1. “You’re welcome.”
Aussies won’t say you’re welcome, instead you’ll hear “no worries mate” or “it’s alright.”
2. “I’m so spent right now.”
When you want to express how tired you are, switch it up to, “I’m so knackered right now.”
3. “I’m going on vacation to Bali for three weeks.”
Down under you’ll hear people say, “I’m going on holiday to Bali for three weeks.”
4. “Mickey Ds”
It’s all about the Maccas in Australia, even on the commercials. It’s uncommon to hear people call it McDonalds.
5. French fries vs. chips
In Oz, french fries are chips and chips are crisps. Get it?
6. “Who wants in?”
The closest Australian translation here would be, “Hey mate, you keen on…?”
7.“I love arugula salads.”
“I love rocket salads.” Arugula comes from the Italian word rucola, and in Australia, they call it rocket.
8. “There were tons of people at the bar last night.”
Change it up here to “there were heaps of people at the bar last night.”
9. “Buddy, pal.”
It’s always mate, in Aussie. You can call anybody mate, and you can pretty much put mate at the end of any sentence, mate. For instance, “There were heaps of people at the bar last night, mate.”
10. “How ya doin?”
To greet someone in Australia you would say, “How ya goin’ mate?” Or even, “G’day mate.”
11. “Do you have change for a $50 bill?”
An Australian would instead ask, “Hey mate, do you have change for a $50 note?”
12. “I went to New York for college.”
In Aussie it’s, “I went to New York for uni.” Shortening words is a big part of Australian slang.
13. “I’m from America.”
Australia has a huge backpacker community, so it’s more polite to say, “I’m from The US” or “I’m from The States,” because people from North, Central, and South America proudly claim to be from The Americas just as well.
14. “I love how the leaves change color in the fall.”
Instead: “I love how the leaves change color in autumn.” Aussies never say fall.
15. “My friend’s bachelorette party was tons of fun.”
You wouldn’t hear bachelorette party. Oh no, coming from an old British phrase like many of Australia’s terms, you would hear, “My mate’s hen’s night was heaps of fun.”
16. “Congratulations, good for you!”
“Good on ya mate.” A very popular phrase in Australia, people say this when they hear good news, or they want to congratulate someone. But it’s also used sarcastically amongst friends, for instance if a friend stumbles when he/she is drunk you can say, “Good on ya mate!”
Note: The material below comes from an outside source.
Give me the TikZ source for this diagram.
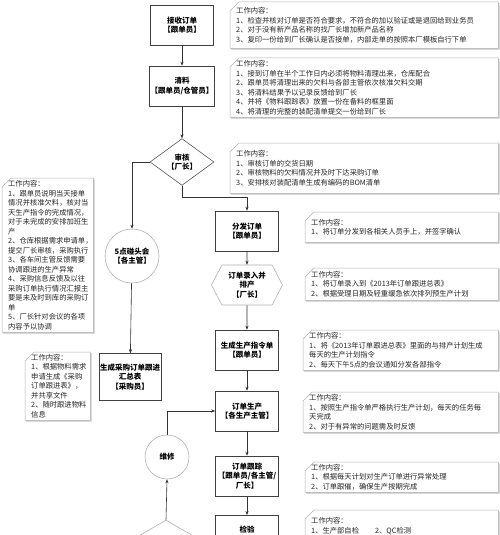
\documentclass[tikz,border=0pt]{standalone}
\usepackage{fontspec}
\setmainfont{Noto Sans CJK SC}
\usetikzlibrary{shapes.geometric, shapes.symbols, arrows.meta, positioning, shadows, backgrounds}
\tikzset{
  stepbox/.style={rectangle, draw=black!75, fill=white, line width=0.6pt, minimum width=63pt, minimum height=40pt, align=center, inner sep=1pt, font=\fontsize{7.5}{9.5}\selectfont\bfseries},
  decision/.style={diamond, draw=black!65, fill=white, line width=0.6pt, minimum width=64pt, minimum height=36pt, inner sep=0pt, align=center, font=\fontsize{7.5}{9.5}\selectfont\bfseries},
  meeting/.style={circle, draw=gray!60, fill=white, line width=0.6pt, inner sep=0pt, align=center, font=\fontsize{7.5}{9.5}\selectfont\bfseries},
  entrybox/.style={signal, signal to=west and east, signal pointer angle=125, draw=gray!60, fill=white, line width=0.6pt, minimum width=71pt, minimum height=40pt, inner sep=0pt, align=center, font=\fontsize{7.5}{9.5}\selectfont\bfseries},
  note/.style={rectangle, anchor=north west, align=left, inner xsep=6pt, inner ysep=2pt, font=\fontsize{7.3}{9.5}\selectfont, text=black!85},
  noteframe/.style={draw=gray!60, fill=white, line width=0.5pt, drop shadow={shadow xshift=1.2pt, shadow yshift=-1.2pt, fill=gray!45, opacity=1}},
  arrow/.style={-{Stealth[length=4pt, width=3.2pt]}, line width=0.6pt, draw=black!80},
}

\begin{document}
\begin{tikzpicture}[x=1pt, y=-1pt]
\useasboundingbox (0,0) rectangle (500,535);
% main column
\node[stepbox] (recv) at (182,25) {接收订单\\【跟单员】};
\node[stepbox] (clear) at (182,86) {清料\\【跟单员/仓管员】};
\node[decision] (audit) at (182,162) {审核\\【厂长】};
\node[meeting, minimum size=54pt] (meet) at (132,256) {5点碰头会\\【各主管】};
\node[stepbox, minimum width=62pt, minimum height=47pt] (purchase) at (130,377) {生成采购订单跟进\\汇总表\\【采购员】};
\node[stepbox] (dispatch) at (247,231) {分发订单\\【跟单员】};
\node[entrybox] (entry) at (247,285) {订单录入并\\排产\\【厂长】};
\node[stepbox] (instr) at (247,350) {生成生产指令单\\【跟单员】};
\node[stepbox] (prod) at (247,411) {订单生产\\【各生产主管】};
\node[meeting, minimum size=44pt] (repair) at (167,457) {维修};
\node[stepbox] (track) at (247,476) {订单跟踪\\【跟单员/各主管/\\厂长】};
\node[stepbox, anchor=north, minimum height=28pt] (inspect) at (247,515) {检验};
\node[decision, draw=gray!60, minimum width=120pt, minimum height=70pt] (check) at (166,555) {};

% notes
\node[note, text width=256pt, minimum height=46pt] (n-recv) at (230,2) {工作内容：\\
  1、检查并核对订单是否符合要求，不符合的加以验证或是退回给到业务员\\
  2、对于没有新产品名称的找厂长增加新产品名称\\
  3、复印一份给到厂长确认是否接单，内部走单的按照本厂模板自行下单};
\node[note, text width=256pt, minimum height=59pt] (n-clear) at (230,58) {工作内容：\\
  1、接到订单在半个工作日内必须将物料清理出来，仓库配合\\
  2、跟单员将清理出来的欠料与各部主管依次核准欠料交期\\
  3、将清料结果予以记录反馈给到厂长\\
  4、并将《物料跟踪表》放置一份在备料的框里面\\
  4、将清理的完整的装配清单提交一份给到厂长};
\node[note, text width=256pt, minimum height=50pt] (n-audit) at (230,143) {工作内容：\\
  1、审核订单的交货日期\\
  2、审核物料的欠料情况并及时下达采购订单\\
  3、安排核对装配清单生成有编码的BOM清单};
\node[note, text width=181pt, minimum height=30pt] (n-dispatch) at (305,212) {工作内容：\\
  1、将订单分发到各相关人员手上，并签字确认};
\node[note, text width=181pt, minimum height=32pt] (n-entry) at (305,268) {工作内容：\\
  1、将订单录入到《2013年订单跟进总表》\\
  2、根据受理日期及轻重缓急依次排列预生产计划};
\node[note, text width=183pt, minimum height=40pt] (n-instr) at (303,330) {工作内容：\\
  1、将《2013年订单跟进总表》里面的与排产计划生成\\
  每天的生产计划指令\\
  2、每天下午5点的会议通知分发各部指令};
\node[note, text width=183pt, minimum height=40pt] (n-prod) at (303,392) {工作内容：\\
  1、按照生产指令单严格执行生产计划，每天的任务每\\
  天完成\\
  2、对于有异常的问题需及时反馈};
\node[note, text width=181pt, minimum height=30pt] (n-track) at (305,462) {工作内容：\\
  1、根据每天计划对生产订单进行异常处理\\
  2、订单跟催，确保生产按期完成};
\node[note, text width=181pt, minimum height=40pt] (n-inspect) at (305,510) {工作内容：\\
  1、生产部自检\hspace{2.2em}2、QC检测\\ \mbox{}};
\node[note, text width=79pt, minimum height=154pt] (n-meet) at (2,178) {工作内容：\\
  1、跟单员说明当天接单\\情况并核准欠料，核对当\\天生产指令的完成情况，\\对于未完成的安排加班生\\产\\
  2、仓库根据需求申请单，\\提交厂长审核，采购执行\\
  3、各车间主管反馈需要\\协调跟进的生产异常\\
  4、采购信息反馈及以往\\采购订单执行情况汇报主\\要是未及时到库的采购订\\单\\
  5、厂长针对会议的各项\\内容予以协调};
\node[note, text width=53pt, minimum height=68pt] (n-purchase) at (25,352) {工作内容：\\
  1、根据物料需求\\申请生成《采购\\订单跟进表》，\\并共享文件\\
  2、随时跟进物料\\信息};

% note frames with cut corner, behind the text
\begin{scope}[on background layer]
\fill[white] (0,0) rectangle (500,535);
\foreach \n in {n-recv, n-clear, n-audit, n-dispatch, n-entry, n-instr, n-prod, n-track, n-inspect, n-meet, n-purchase}
  \draw[noteframe] ([yshift=-9pt]\n.north west) -- ([xshift=9pt]\n.north west) -- (\n.north east) -- (\n.south east) -- (\n.south west) -- cycle;
\end{scope}

% connectors
\draw[arrow] (recv) -- (clear);
\draw[arrow] (clear) -- (audit);
\draw[arrow] (audit.west) -| (meet.north);
\draw[arrow] (audit.south) -- ++(0,12) -| (dispatch.north);
\draw[arrow] (meet) -- (purchase);
\draw[arrow] (dispatch) -- (entry);
\draw[arrow] (entry) -- (instr);
\draw[arrow] (instr) -- (prod);
\draw[arrow] (prod) -- (track);
\draw[arrow] (track) -- (inspect);
\draw[arrow] (check.north) -- (repair.south);
\draw[arrow] (repair.north) |- (prod.west);
\end{tikzpicture}
\end{document}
Another example of shortening words to make Australian phrase, a barbeque is more often called a barbie.
18. “What are you doing for Australia Day?”
“What’ya doin for straya day, mate?” Australians will say, Straaaya when they want to refer to their country.
“Cheers, mate.” Cheers is often times replaced for thanks, mostly in casual situations, for instance after your bartender serves you your favorite beer.